### EXERCISE DESCRIPTION
Restate every line of the material, word for word.

### INFORMATION SHOWN
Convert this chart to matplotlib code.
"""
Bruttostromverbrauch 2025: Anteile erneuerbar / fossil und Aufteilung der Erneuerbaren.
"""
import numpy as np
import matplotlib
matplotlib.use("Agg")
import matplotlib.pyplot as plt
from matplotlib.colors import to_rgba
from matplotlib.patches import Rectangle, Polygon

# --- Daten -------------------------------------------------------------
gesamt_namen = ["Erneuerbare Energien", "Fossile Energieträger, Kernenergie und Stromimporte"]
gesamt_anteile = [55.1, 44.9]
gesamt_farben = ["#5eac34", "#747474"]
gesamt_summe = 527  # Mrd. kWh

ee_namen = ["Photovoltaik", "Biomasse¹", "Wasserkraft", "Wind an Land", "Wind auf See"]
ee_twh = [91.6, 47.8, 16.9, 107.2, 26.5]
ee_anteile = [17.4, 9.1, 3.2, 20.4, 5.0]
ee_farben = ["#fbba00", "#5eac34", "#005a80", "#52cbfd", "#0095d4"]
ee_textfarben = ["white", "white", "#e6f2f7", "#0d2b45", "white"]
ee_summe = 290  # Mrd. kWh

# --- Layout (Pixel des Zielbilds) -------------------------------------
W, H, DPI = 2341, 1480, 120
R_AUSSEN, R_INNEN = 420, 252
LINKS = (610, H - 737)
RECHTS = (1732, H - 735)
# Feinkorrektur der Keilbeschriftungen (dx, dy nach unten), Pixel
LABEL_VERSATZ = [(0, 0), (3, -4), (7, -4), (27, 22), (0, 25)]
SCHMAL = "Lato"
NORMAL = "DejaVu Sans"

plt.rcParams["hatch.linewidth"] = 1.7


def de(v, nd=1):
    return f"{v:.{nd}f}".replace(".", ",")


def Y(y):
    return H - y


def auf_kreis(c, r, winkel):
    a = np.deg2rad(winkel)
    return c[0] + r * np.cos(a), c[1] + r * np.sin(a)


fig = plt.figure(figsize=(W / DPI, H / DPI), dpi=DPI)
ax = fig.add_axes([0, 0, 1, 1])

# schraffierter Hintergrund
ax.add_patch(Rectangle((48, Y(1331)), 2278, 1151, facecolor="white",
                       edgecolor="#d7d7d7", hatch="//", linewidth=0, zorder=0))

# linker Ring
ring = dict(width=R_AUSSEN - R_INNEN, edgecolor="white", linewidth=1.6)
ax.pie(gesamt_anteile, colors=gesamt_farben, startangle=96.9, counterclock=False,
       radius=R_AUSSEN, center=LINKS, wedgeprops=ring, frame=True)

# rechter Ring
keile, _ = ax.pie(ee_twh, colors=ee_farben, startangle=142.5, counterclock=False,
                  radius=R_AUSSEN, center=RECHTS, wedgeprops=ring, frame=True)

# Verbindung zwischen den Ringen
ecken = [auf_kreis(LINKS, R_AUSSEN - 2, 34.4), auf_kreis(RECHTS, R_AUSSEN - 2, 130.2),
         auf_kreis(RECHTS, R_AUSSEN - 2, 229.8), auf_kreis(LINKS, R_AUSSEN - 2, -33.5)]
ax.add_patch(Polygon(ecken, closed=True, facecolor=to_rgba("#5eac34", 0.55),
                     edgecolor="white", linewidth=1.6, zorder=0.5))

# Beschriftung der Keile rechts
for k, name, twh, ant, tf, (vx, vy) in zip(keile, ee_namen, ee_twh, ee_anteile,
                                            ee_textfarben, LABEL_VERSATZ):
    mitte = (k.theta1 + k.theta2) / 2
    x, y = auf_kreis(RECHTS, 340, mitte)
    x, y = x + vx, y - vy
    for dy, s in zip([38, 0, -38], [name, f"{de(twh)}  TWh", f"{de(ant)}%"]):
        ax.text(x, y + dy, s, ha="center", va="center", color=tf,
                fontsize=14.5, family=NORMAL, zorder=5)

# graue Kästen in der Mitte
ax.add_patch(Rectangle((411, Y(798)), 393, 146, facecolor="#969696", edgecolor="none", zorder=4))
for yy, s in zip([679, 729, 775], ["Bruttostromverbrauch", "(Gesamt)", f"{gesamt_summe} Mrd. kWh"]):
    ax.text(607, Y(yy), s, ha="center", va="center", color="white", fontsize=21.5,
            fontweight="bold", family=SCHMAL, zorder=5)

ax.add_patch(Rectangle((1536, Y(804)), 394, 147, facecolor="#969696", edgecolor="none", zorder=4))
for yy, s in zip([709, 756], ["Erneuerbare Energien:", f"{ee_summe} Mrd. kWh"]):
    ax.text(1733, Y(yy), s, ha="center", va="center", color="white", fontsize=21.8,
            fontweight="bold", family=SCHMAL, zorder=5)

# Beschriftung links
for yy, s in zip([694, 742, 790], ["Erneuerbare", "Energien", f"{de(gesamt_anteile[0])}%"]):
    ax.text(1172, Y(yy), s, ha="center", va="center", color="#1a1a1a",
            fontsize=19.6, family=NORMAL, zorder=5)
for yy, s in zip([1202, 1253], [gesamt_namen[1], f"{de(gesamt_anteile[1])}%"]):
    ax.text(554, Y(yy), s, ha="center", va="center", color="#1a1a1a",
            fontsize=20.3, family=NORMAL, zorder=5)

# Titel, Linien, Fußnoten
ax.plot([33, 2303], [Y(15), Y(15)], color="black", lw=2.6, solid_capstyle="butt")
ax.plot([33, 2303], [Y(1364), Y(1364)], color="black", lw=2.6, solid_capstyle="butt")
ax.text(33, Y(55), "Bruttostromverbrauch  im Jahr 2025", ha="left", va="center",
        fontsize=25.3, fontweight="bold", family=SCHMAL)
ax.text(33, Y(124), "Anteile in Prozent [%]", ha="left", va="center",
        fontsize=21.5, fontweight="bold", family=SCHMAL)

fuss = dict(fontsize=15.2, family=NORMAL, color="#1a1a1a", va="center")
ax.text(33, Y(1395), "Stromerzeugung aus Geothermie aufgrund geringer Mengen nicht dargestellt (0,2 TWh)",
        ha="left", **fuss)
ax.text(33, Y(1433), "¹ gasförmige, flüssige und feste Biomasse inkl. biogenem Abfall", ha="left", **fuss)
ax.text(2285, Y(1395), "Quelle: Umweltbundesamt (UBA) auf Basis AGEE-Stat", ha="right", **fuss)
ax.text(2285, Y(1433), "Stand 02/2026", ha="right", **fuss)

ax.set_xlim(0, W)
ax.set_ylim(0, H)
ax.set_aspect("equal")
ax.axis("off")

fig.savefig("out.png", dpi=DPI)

### OUTPUT OF THE TASK
Convert this chart to matplotlib code.
"""
Bruttostromverbrauch 2025: Anteile erneuerbar / fossil und Aufteilung der Erneuerbaren.
"""
import numpy as np
import matplotlib
matplotlib.use("Agg")
import matplotlib.pyplot as plt
from matplotlib.colors import to_rgba
from matplotlib.patches import Rectangle, Polygon

# --- Daten -------------------------------------------------------------
gesamt_namen = ["Erneuerbare Energien", "Fossile Energieträger, Kernenergie und Stromimporte"]
gesamt_anteile = [55.1, 44.9]
gesamt_farben = ["#5eac34", "#747474"]
gesamt_summe = 527  # Mrd. kWh

ee_namen = ["Photovoltaik", "Biomasse¹", "Wasserkraft", "Wind an Land", "Wind auf See"]
ee_twh = [91.6, 47.8, 16.9, 107.2, 26.5]
ee_anteile = [17.4, 9.1, 3.2, 20.4, 5.0]
ee_farben = ["#fbba00", "#5eac34", "#005a80", "#52cbfd", "#0095d4"]
ee_textfarben = ["white", "white", "#e6f2f7", "#0d2b45", "white"]
ee_summe = 290  # Mrd. kWh

# --- Layout (Pixel des Zielbilds) -------------------------------------
W, H, DPI = 2341, 1480, 120
R_AUSSEN, R_INNEN = 420, 252
LINKS = (610, H - 737)
RECHTS = (1732, H - 735)
# Feinkorrektur der Keilbeschriftungen (dx, dy nach unten), Pixel
LABEL_VERSATZ = [(0, 0), (3, -4), (7, -4), (27, 22), (0, 25)]
SCHMAL = "Lato"
NORMAL = "DejaVu Sans"

plt.rcParams["hatch.linewidth"] = 1.7


def de(v, nd=1):
    return f"{v:.{nd}f}".replace(".", ",")


def Y(y):
    return H - y


def auf_kreis(c, r, winkel):
    a = np.deg2rad(winkel)
    return c[0] + r * np.cos(a), c[1] + r * np.sin(a)


fig = plt.figure(figsize=(W / DPI, H / DPI), dpi=DPI)
ax = fig.add_axes([0, 0, 1, 1])

# schraffierter Hintergrund
ax.add_patch(Rectangle((48, Y(1331)), 2278, 1151, facecolor="white",
                       edgecolor="#d7d7d7", hatch="//", linewidth=0, zorder=0))

# linker Ring
ring = dict(width=R_AUSSEN - R_INNEN, edgecolor="white", linewidth=1.6)
ax.pie(gesamt_anteile, colors=gesamt_farben, startangle=96.9, counterclock=False,
       radius=R_AUSSEN, center=LINKS, wedgeprops=ring, frame=True)

# rechter Ring
keile, _ = ax.pie(ee_twh, colors=ee_farben, startangle=142.5, counterclock=False,
                  radius=R_AUSSEN, center=RECHTS, wedgeprops=ring, frame=True)

# Verbindung zwischen den Ringen
ecken = [auf_kreis(LINKS, R_AUSSEN - 2, 34.4), auf_kreis(RECHTS, R_AUSSEN - 2, 130.2),
         auf_kreis(RECHTS, R_AUSSEN - 2, 229.8), auf_kreis(LINKS, R_AUSSEN - 2, -33.5)]
ax.add_patch(Polygon(ecken, closed=True, facecolor=to_rgba("#5eac34", 0.55),
                     edgecolor="white", linewidth=1.6, zorder=0.5))

# Beschriftung der Keile rechts
for k, name, twh, ant, tf, (vx, vy) in zip(keile, ee_namen, ee_twh, ee_anteile,
                                            ee_textfarben, LABEL_VERSATZ):
    mitte = (k.theta1 + k.theta2) / 2
    x, y = auf_kreis(RECHTS, 340, mitte)
    x, y = x + vx, y - vy
    for dy, s in zip([38, 0, -38], [name, f"{de(twh)}  TWh", f"{de(ant)}%"]):
        ax.text(x, y + dy, s, ha="center", va="center", color=tf,
                fontsize=14.5, family=NORMAL, zorder=5)

# graue Kästen in der Mitte
ax.add_patch(Rectangle((411, Y(798)), 393, 146, facecolor="#969696", edgecolor="none", zorder=4))
for yy, s in zip([679, 729, 775], ["Bruttostromverbrauch", "(Gesamt)", f"{gesamt_summe} Mrd. kWh"]):
    ax.text(607, Y(yy), s, ha="center", va="center", color="white", fontsize=21.5,
            fontweight="bold", family=SCHMAL, zorder=5)

ax.add_patch(Rectangle((1536, Y(804)), 394, 147, facecolor="#969696", edgecolor="none", zorder=4))
for yy, s in zip([709, 756], ["Erneuerbare Energien:", f"{ee_summe} Mrd. kWh"]):
    ax.text(1733, Y(yy), s, ha="center", va="center", color="white", fontsize=21.8,
            fontweight="bold", family=SCHMAL, zorder=5)

# Beschriftung links
for yy, s in zip([694, 742, 790], ["Erneuerbare", "Energien", f"{de(gesamt_anteile[0])}%"]):
    ax.text(1172, Y(yy), s, ha="center", va="center", color="#1a1a1a",
            fontsize=19.6, family=NORMAL, zorder=5)
for yy, s in zip([1202, 1253], [gesamt_namen[1], f"{de(gesamt_anteile[1])}%"]):
    ax.text(554, Y(yy), s, ha="center", va="center", color="#1a1a1a",
            fontsize=20.3, family=NORMAL, zorder=5)

# Titel, Linien, Fußnoten
ax.plot([33, 2303], [Y(15), Y(15)], color="black", lw=2.6, solid_capstyle="butt")
ax.plot([33, 2303], [Y(1364), Y(1364)], color="black", lw=2.6, solid_capstyle="butt")
ax.text(33, Y(55), "Bruttostromverbrauch  im Jahr 2025", ha="left", va="center",
        fontsize=25.3, fontweight="bold", family=SCHMAL)
ax.text(33, Y(124), "Anteile in Prozent [%]", ha="left", va="center",
        fontsize=21.5, fontweight="bold", family=SCHMAL)

fuss = dict(fontsize=15.2, family=NORMAL, color="#1a1a1a", va="center")
ax.text(33, Y(1395), "Stromerzeugung aus Geothermie aufgrund geringer Mengen nicht dargestellt (0,2 TWh)",
        ha="left", **fuss)
ax.text(33, Y(1433), "¹ gasförmige, flüssige und feste Biomasse inkl. biogenem Abfall", ha="left", **fuss)
ax.text(2285, Y(1395), "Quelle: Umweltbundesamt (UBA) auf Basis AGEE-Stat", ha="right", **fuss)
ax.text(2285, Y(1433), "Stand 02/2026", ha="right", **fuss)

ax.set_xlim(0, W)
ax.set_ylim(0, H)
ax.set_aspect("equal")
ax.axis("off")

fig.savefig("out.png", dpi=DPI)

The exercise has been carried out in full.